Plus, it can take years for the first production to fruit when growing a new ingredient. “We’re one of the few California farms that grows chestnuts, which take 10 years. That’s an extreme example, but peaches can take five to 10 years. We do all of the grafting and budding ourselves, which can take time.”
The best education happens face to face.
Occasionally Boonie will give presentations to a restaurants front- and back-of-house teams to educate them in how an apple is grown, for example. She helps them understand how a drought really affects a farmer, and what happens when trees are stressed and why quantities of an ingredient may be low. “There’s not an abundance of produce to cater to all of the needs of all the restaurants we work with,” she says. “Our job is to educate chefs, who educate staff, who educate consumers.”
Additionally, the restaurants Boonie works with have an open invitation to K&J Orchards so they can come meet the farmers and see how the fruit is grown. “They see what it entails to get the fruit to the dining room table, and they can appreciate it more.”
Farmers can taste respect and appreciation in your food.
A huge perk of Boonie’s job is that she partners with some of the best restaurants in town. “If they see us when we come in, then when we leave the restaurant we can barely move,” she laughs. “They treat us so well and I’m so appreciative — they know how to make our food taste even better.”

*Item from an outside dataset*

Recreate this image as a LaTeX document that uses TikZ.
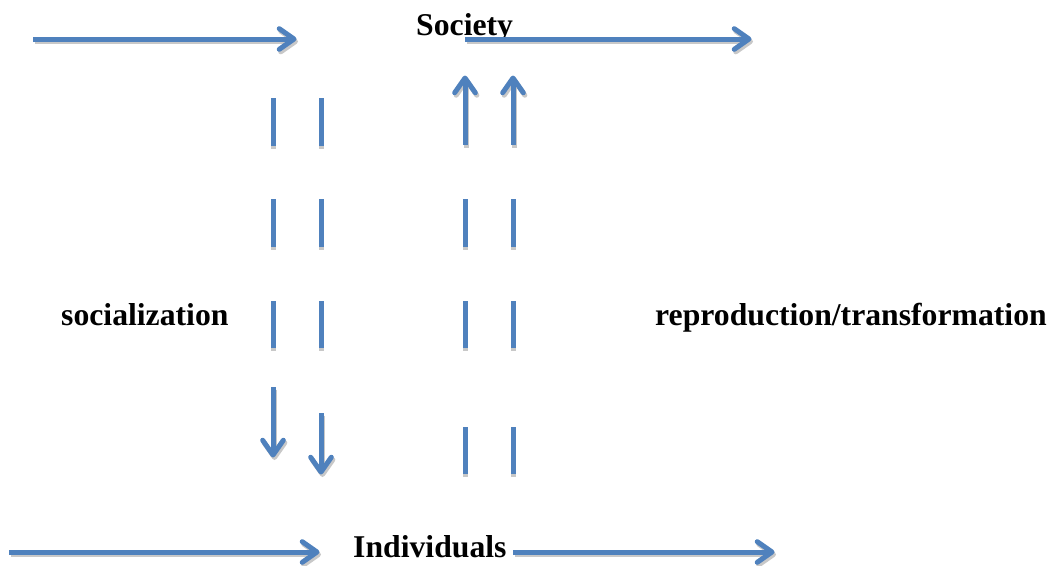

Not only do chefs have more appreciation for the farmers they work with when they get to know them, they also have more respect for the food. “They understand how much work goes into making this one apple or peach, and they’ll cut that peach in a different manner than somebody else.” With a personal relationship comes the extra care.
Promotion should be hand-in-hand for farms and restaurants.
“I get giddy when I see our name on the menu somewhere,” says Boonie. “That’s appreciation that we eat up.”
When restaurants promote K&J on their menus, Boonie promotes them, too. She is quick to re-gram chefs that post photos of desserts made with her fruit on Instagram, so that people in her audience will go to the restaurant and order the same dish. She also tags chefs and restaurants in her own posts whenever she can. “I’m taking advantage of the free marketing I get out of the social media realm — the reach is limitless.”